Her image almost appears to be contradictory at certain stages, she talks brazenly and sexually with Iago in Act 2 like a woman who appears to have everything well sussed out but with incredulous innocence and naivety, she cannot believe in betrayal by Act 4, “Beshrew me if I would do so such a wrong, for the whole world”. Could this transformation be behind Othello’s accusation that Desdemona was shedding “Crocodile tears”. Due to being a white Venetian woman, her marriage to Othello changes the way she is viewed as well. She becomes a sexually tainted woman who through her choice of partner, is condemned as black.

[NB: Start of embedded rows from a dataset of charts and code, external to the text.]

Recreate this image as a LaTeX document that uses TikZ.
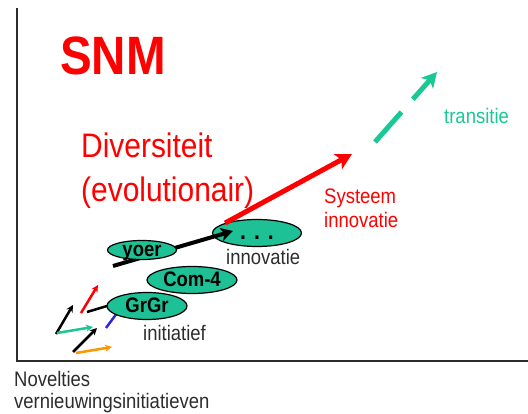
\documentclass[tikz,border=0pt]{standalone}
\usepackage{fontspec}
\newfontfamily\sansn[FakeStretch=0.88]{Liberation Sans}
\usetikzlibrary{arrows.meta,shapes.geometric}
\definecolor{tealA}{RGB}{26,200,150}
\definecolor{ellfill}{RGB}{30,192,150}
\definecolor{txtgray}{RGB}{45,45,45}
\definecolor{orng}{RGB}{255,150,0}
\definecolor{blu}{RGB}{40,40,220}
\newcommand\elltext[1]{\makebox[0pt]{\raisebox{-0.33em}[0pt][0pt]{#1}}}
\begin{document}
\begin{tikzpicture}[x=1pt,y=-1pt,
  ell/.style={ellipse, draw=black, line width=1.2pt, fill=ellfill, inner sep=0pt,
    font=\sansn\bfseries\fontsize{21}{24}\selectfont},
  lbl/.style={inner sep=0pt, font=\sansn\fontsize{21}{24}\selectfont, align=left},
  smallarrow/.style={line width=2.5pt, -{Stealth[length=7pt,width=7pt]}},
  bigarrow/.style={line width=5pt, -{Stealth[length=16pt,width=17pt,inset=4pt]}},
  ]
\useasboundingbox (0,0) rectangle (528,414);
\fill[white] (0,0) rectangle (528,414);

% axes
\coordinate (axtop) at (17,8);
\coordinate (axorigin) at (17,361);
\coordinate (axright) at (528,361);
\draw[line width=2pt, txtgray] (axtop) -- (axorigin) -- (axright);

% titles
\node[anchor=base west, inner sep=0pt, text=red,
  font=\sansn\bfseries\fontsize{54}{60}\selectfont] (snm) at (60,75) {SNM};
\node[anchor=north west, inner sep=0pt, text=red, align=left,
  font=\sansn\fontsize{34}{44}\selectfont] (div) at (81,133) {Diversiteit\\(evolutionair)};

% ellipse "..."
\node[ell, minimum width=89pt, minimum height=27pt] (dots) at (257,233)
  {\elltext{\fontsize{24}{24}\selectfont .\,\,.\,\,.}};

% black arrow through yoer
\coordinate (bstart) at (113,266);
\coordinate (bend) at (233,231);
\draw[line width=4pt, -{Stealth[length=12pt,width=13pt,inset=3pt]}] (bstart) -- (bend);

% small initiatives
\coordinate (s1a) at (56,334); \coordinate (s1b) at (73,305);
\coordinate (s2a) at (57,333); \coordinate (s2b) at (93,327);
\coordinate (s3a) at (73,352); \coordinate (s3b) at (97,328);
\coordinate (s4a) at (76,353); \coordinate (s4b) at (112,347);
\coordinate (s5a) at (81,313); \coordinate (s5b) at (98,285);
\coordinate (l1a) at (87,312);
\coordinate (l2a) at (106,328); \coordinate (l2b) at (117,313);
\draw[smallarrow, black] (s1a) -- (s1b);
\draw[smallarrow, tealA] (s2a) -- (s2b);
\draw[smallarrow, black] (s3a) -- (s3b);
\draw[smallarrow, orng] (s4a) -- (s4b);
\draw[smallarrow, red] (s5a) -- (s5b);
\draw[line width=2.5pt, blu] (l2a) -- (l2b);

% ellipses
\node[ell, minimum width=69pt, minimum height=19pt] (yoer) at (142,250) {\elltext{yoer}};
\node[ell, minimum width=90pt, minimum height=27pt] (com) at (192,280) {\elltext{Com-4}};
\draw[line width=2.5pt, black] (l1a) -- (107,306);
\node[ell, minimum width=80pt, minimum height=27pt] (grgr) at (147,306) {\elltext{GrGr}};

% red system innovation arrow
\coordinate (rend) at (352,154);
\draw[bigarrow, red] (dots.north west) -- (rend);

% teal dashed transition arrow
\coordinate (tstart) at (375,142);
\coordinate (tend) at (437,72);
\draw[line width=5pt, tealA, dash pattern=on 40pt off 17pt,
  -{Stealth[length=15pt,width=16pt,inset=4pt]}] (tstart) -- (tend);

% labels
\node[lbl, anchor=north west, text=red] (sys) at (324,189) {Systeem\\innovatie};
\node[lbl, anchor=base west, text=tealA] (trans) at (444,124) {transitie};
\node[lbl, anchor=base west, text=txtgray] (innov) at (226,265) {innovatie};
\node[lbl, anchor=base west, text=txtgray] (init) at (143,341) {initiatief};
\node[lbl, anchor=north west, text=txtgray, font=\sansn\fontsize{21}{22}\selectfont]
  (nov) at (14,371) {Novelties\\vernieuwingsinitiatieven};
\end{tikzpicture}
\end{document}
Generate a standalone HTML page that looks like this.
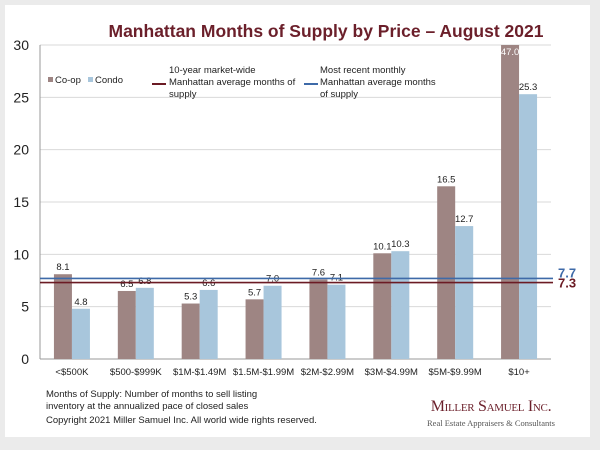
<!DOCTYPE html>
<html><head><meta charset="utf-8"><style>
body{margin:0;background:#ebebeb;width:600px;height:445px;overflow:hidden;font-family:"Liberation Sans",sans-serif}
</style></head><body>
<svg width="600" height="445" xmlns="http://www.w3.org/2000/svg" font-family="Liberation Sans, sans-serif">
<rect x="5" y="5" width="585" height="432" fill="#fff"/>
<text x="326" y="37" text-anchor="middle" font-size="17.5" font-weight="bold" fill="#6b1f2a">Manhattan Months of Supply by Price – August 2021</text>
<g id="grid"></g><g id="bars"></g><g id="refs"></g>
<g font-size="9.5" fill="#222">
<rect x="48" y="77" width="5" height="5" fill="#9e8583"/><text x="55" y="83">Co-op</text>
<rect x="88" y="77" width="5" height="5" fill="#a8c6dc"/><text x="95" y="83">Condo</text>
<line x1="152" y1="84" x2="166" y2="84" stroke="#6b1b24" stroke-width="2"/>
<text x="169" y="73">10-year market-wide</text><text x="169" y="85">Manhattan average months of</text><text x="169" y="97">supply</text>
<line x1="304" y1="84" x2="318" y2="84" stroke="#3e6aa8" stroke-width="2"/>
<text x="320" y="73">Most recent monthly</text><text x="320" y="85">Manhattan average months</text><text x="320" y="97">of supply</text>
</g>
<g font-size="9.5" fill="#222">
<text x="46" y="397">Months of Supply: Number of months to sell listing</text>
<text x="46" y="409">inventory at the annualized pace of closed sales</text>
<text x="46" y="423">Copyright 2021 Miller Samuel Inc.  All world wide rights reserved.</text>
</g>
<text x="491" y="411" text-anchor="middle" font-family="Liberation Serif, serif" font-size="16" font-variant="small-caps" letter-spacing="-0.3" fill="#6b1f2a">Miller Samuel Inc.</text>
<text x="491" y="426" text-anchor="middle" font-family="Liberation Serif, serif" font-size="8.5" fill="#555">Real Estate Appraisers &amp; Consultants</text>
</svg>
<script>
const categories=["<$500K","$500-$999K","$1M-$1.49M","$1.5M-$1.99M","$2M-$2.99M","$3M-$4.99M","$5M-$9.99M","$10+"];
const coop=[8.1,6.5,5.3,5.7,7.6,10.1,16.5,47.0];
const condo=[4.8,6.8,6.6,7.0,7.1,10.3,12.7,25.3];
const yTicks=[0,5,10,15,20,25,30];
const tenYearAvg=7.3;
const recentAvg=7.7;
const NS="http://www.w3.org/2000/svg";
const X0=40,X1=551,Y0=359,Y1=45,YMAX=30;
const y=v=>Y0-(Math.min(v,YMAX)/YMAX)*(Y0-Y1);
const bw=(X1-X0)/categories.length;
const cx=i=>X0+bw*(i+0.5);
function mk(t,a,p){const e=document.createElementNS(NS,t);for(const k in a)e.setAttribute(k,a[k]);p.appendChild(e);return e;}
const g=document.getElementById('grid'),b=document.getElementById('bars'),r=document.getElementById('refs');
yTicks.forEach(t=>{
 const l=mk('line',{x1:X0,x2:X1,y1:y(t),y2:y(t),stroke:t===0?'#999':'#d9d9d9','stroke-width':1},g);
 
 
 const tx=mk('text',{x:29,y:y(t)+5,'text-anchor':'end','font-size':14,fill:'#222'},g);tx.textContent=t;
 
 
});
const ax=mk('line',{x1:X0,x2:X0,y1:Y1,y2:Y0,stroke:'#999'},g);


categories.forEach((c,i)=>{
 const tx=mk('text',{x:cx(i),y:Y0+16,'text-anchor':'middle','font-size':9.5,fill:'#222'},g);tx.textContent=c;
 
 
 [[coop[i],-18,'#9e8583','coop'],[condo[i],0,'#a8c6dc','condo']].forEach(([v,o,col,n])=>{
  const rc=mk('rect',{x:cx(i)+o,y:y(v),width:18,height:Y0-y(v),fill:col},b);
  
  
  const clipped=v>YMAX;
  const lb=mk('text',{x:cx(i)+o+9,y:clipped?y(v)+10:y(v)-4,'text-anchor':'middle','font-size':9.5,fill:clipped?'#fff':'#222'},b);
  lb.textContent=v.toFixed(1);
  
  
 });
});
[[recentAvg,'#3e6aa8',-1,'recent-avg'],[tenYearAvg,'#6b1b24',5,'ten-year-avg']].forEach(([v,col,d,n])=>{
 const l=mk('line',{x1:X0,x2:553,y1:y(v),y2:y(v),stroke:col,'stroke-width':1.6},r);
 
 
 const t=mk('text',{x:558,y:y(v)+d,'font-size':13,'font-weight':'bold',fill:col},r);t.textContent=v.toFixed(1);
 
 
});
</script>
</body></html>
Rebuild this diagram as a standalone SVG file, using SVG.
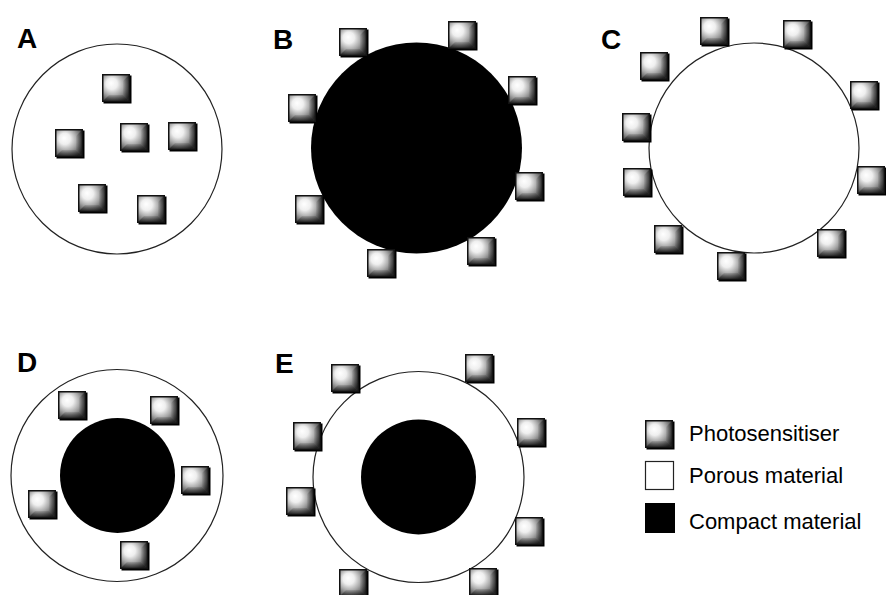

Desdemona also rejects stereotypification because she runs away not with a handsome young white man but with a much older black man. Her marriage is seen in a negative light however when it’s discovered that her marriage has killed her father who appears to have foreseen the consequences. “Thy match was mortal to him, and pure grief”. This is substantiating the notion those males, in this case her father, and know best and those females follow their heart too much. Her former disobedience partly dispels the image of her as a victim. By the last scene, the transformation is complete. Desdemona’s last words are a self-indictment, something, which has puzzled critics. This is basically a victim protecting her abuser.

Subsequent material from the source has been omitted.